Leave out the pictures, then reproduce the rest of the material exactly.

◆ **Data segment**
+===+
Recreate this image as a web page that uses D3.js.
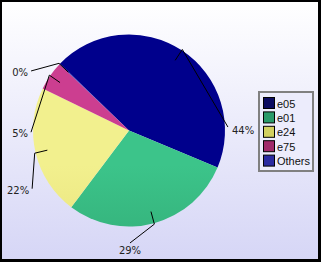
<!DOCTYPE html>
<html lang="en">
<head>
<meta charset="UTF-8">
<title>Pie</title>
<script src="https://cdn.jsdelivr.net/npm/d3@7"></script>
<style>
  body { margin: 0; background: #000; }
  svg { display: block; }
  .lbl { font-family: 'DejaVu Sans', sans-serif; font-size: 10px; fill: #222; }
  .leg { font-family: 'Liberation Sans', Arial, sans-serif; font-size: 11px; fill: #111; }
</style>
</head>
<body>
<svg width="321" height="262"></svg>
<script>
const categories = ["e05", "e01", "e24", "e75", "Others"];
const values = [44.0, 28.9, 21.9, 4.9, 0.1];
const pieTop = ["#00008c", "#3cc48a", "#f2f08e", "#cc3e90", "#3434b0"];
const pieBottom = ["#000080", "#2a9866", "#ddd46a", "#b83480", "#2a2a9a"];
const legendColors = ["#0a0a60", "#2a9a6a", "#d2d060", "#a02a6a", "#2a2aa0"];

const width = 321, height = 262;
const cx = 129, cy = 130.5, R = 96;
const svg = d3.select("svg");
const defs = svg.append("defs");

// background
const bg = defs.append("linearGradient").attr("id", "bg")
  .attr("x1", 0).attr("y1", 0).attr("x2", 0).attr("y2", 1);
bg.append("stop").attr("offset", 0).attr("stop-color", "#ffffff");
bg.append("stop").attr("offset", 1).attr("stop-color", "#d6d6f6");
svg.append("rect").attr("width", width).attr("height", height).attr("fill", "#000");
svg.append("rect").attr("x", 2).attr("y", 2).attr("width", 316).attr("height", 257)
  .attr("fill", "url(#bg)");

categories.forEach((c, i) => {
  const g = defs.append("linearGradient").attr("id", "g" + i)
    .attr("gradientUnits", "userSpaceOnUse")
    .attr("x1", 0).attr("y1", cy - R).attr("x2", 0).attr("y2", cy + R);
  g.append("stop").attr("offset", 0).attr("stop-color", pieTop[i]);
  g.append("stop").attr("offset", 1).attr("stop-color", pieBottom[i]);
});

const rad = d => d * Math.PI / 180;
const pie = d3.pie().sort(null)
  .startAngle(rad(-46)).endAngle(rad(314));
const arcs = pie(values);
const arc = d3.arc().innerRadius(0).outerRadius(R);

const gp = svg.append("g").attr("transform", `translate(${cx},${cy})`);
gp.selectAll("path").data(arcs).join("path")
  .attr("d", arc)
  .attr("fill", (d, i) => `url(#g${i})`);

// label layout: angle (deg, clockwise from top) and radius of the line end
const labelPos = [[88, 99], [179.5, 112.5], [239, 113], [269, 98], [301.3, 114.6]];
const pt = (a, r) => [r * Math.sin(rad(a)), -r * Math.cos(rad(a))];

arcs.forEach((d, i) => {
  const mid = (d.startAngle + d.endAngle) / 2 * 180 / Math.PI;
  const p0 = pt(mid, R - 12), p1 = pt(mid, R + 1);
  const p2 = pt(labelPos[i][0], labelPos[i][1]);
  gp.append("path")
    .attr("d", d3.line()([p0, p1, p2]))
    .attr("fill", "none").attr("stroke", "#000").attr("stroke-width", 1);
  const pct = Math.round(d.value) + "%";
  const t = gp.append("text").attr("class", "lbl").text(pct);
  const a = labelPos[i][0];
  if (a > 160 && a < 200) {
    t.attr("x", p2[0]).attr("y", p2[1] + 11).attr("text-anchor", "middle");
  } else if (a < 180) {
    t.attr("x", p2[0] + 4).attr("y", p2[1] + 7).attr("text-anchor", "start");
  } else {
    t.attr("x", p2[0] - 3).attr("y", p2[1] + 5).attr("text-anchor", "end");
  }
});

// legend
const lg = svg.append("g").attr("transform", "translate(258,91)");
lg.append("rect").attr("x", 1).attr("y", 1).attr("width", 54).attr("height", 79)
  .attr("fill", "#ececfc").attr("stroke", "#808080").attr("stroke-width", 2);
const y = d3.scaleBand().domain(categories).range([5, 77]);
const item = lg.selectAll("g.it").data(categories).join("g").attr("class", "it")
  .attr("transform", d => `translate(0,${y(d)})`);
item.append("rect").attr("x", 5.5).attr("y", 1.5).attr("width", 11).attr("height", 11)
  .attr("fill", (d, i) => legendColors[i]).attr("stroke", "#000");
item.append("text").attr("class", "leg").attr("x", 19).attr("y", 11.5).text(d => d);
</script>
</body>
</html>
+===+
◆ **Written response**
Recreate this image as a web page that uses D3.js.
<!DOCTYPE html>
<html lang="en">
<head>
<meta charset="UTF-8">
<title>Pie</title>
<script src="https://cdn.jsdelivr.net/npm/d3@7"></script>
<style>
  body { margin: 0; background: #000; }
  svg { display: block; }
  .lbl { font-family: 'DejaVu Sans', sans-serif; font-size: 10px; fill: #222; }
  .leg { font-family: 'Liberation Sans', Arial, sans-serif; font-size: 11px; fill: #111; }
</style>
</head>
<body>
<svg width="321" height="262"></svg>
<script>
const categories = ["e05", "e01", "e24", "e75", "Others"];
const values = [44.0, 28.9, 21.9, 4.9, 0.1];
const pieTop = ["#00008c", "#3cc48a", "#f2f08e", "#cc3e90", "#3434b0"];
const pieBottom = ["#000080", "#2a9866", "#ddd46a", "#b83480", "#2a2a9a"];
const legendColors = ["#0a0a60", "#2a9a6a", "#d2d060", "#a02a6a", "#2a2aa0"];

const width = 321, height = 262;
const cx = 129, cy = 130.5, R = 96;
const svg = d3.select("svg");
const defs = svg.append("defs");

// background
const bg = defs.append("linearGradient").attr("id", "bg")
  .attr("x1", 0).attr("y1", 0).attr("x2", 0).attr("y2", 1);
bg.append("stop").attr("offset", 0).attr("stop-color", "#ffffff");
bg.append("stop").attr("offset", 1).attr("stop-color", "#d6d6f6");
svg.append("rect").attr("width", width).attr("height", height).attr("fill", "#000");
svg.append("rect").attr("x", 2).attr("y", 2).attr("width", 316).attr("height", 257)
  .attr("fill", "url(#bg)");

categories.forEach((c, i) => {
  const g = defs.append("linearGradient").attr("id", "g" + i)
    .attr("gradientUnits", "userSpaceOnUse")
    .attr("x1", 0).attr("y1", cy - R).attr("x2", 0).attr("y2", cy + R);
  g.append("stop").attr("offset", 0).attr("stop-color", pieTop[i]);
  g.append("stop").attr("offset", 1).attr("stop-color", pieBottom[i]);
});

const rad = d => d * Math.PI / 180;
const pie = d3.pie().sort(null)
  .startAngle(rad(-46)).endAngle(rad(314));
const arcs = pie(values);
const arc = d3.arc().innerRadius(0).outerRadius(R);

const gp = svg.append("g").attr("transform", `translate(${cx},${cy})`);
gp.selectAll("path").data(arcs).join("path")
  .attr("d", arc)
  .attr("fill", (d, i) => `url(#g${i})`);

// label layout: angle (deg, clockwise from top) and radius of the line end
const labelPos = [[88, 99], [179.5, 112.5], [239, 113], [269, 98], [301.3, 114.6]];
const pt = (a, r) => [r * Math.sin(rad(a)), -r * Math.cos(rad(a))];

arcs.forEach((d, i) => {
  const mid = (d.startAngle + d.endAngle) / 2 * 180 / Math.PI;
  const p0 = pt(mid, R - 12), p1 = pt(mid, R + 1);
  const p2 = pt(labelPos[i][0], labelPos[i][1]);
  gp.append("path")
    .attr("d", d3.line()([p0, p1, p2]))
    .attr("fill", "none").attr("stroke", "#000").attr("stroke-width", 1);
  const pct = Math.round(d.value) + "%";
  const t = gp.append("text").attr("class", "lbl").text(pct);
  const a = labelPos[i][0];
  if (a > 160 && a < 200) {
    t.attr("x", p2[0]).attr("y", p2[1] + 11).attr("text-anchor", "middle");
  } else if (a < 180) {
    t.attr("x", p2[0] + 4).attr("y", p2[1] + 7).attr("text-anchor", "start");
  } else {
    t.attr("x", p2[0] - 3).attr("y", p2[1] + 5).attr("text-anchor", "end");
  }
});

// legend
const lg = svg.append("g").attr("transform", "translate(258,91)");
lg.append("rect").attr("x", 1).attr("y", 1).attr("width", 54).attr("height", 79)
  .attr("fill", "#ececfc").attr("stroke", "#808080").attr("stroke-width", 2);
const y = d3.scaleBand().domain(categories).range([5, 77]);
const item = lg.selectAll("g.it").data(categories).join("g").attr("class", "it")
  .attr("transform", d => `translate(0,${y(d)})`);
item.append("rect").attr("x", 5.5).attr("y", 1.5).attr("width", 11).attr("height", 11)
  .attr("fill", (d, i) => legendColors[i]).attr("stroke", "#000");
item.append("text").attr("class", "leg").attr("x", 19).attr("y", 11.5).text(d => d);
</script>
</body>
</html>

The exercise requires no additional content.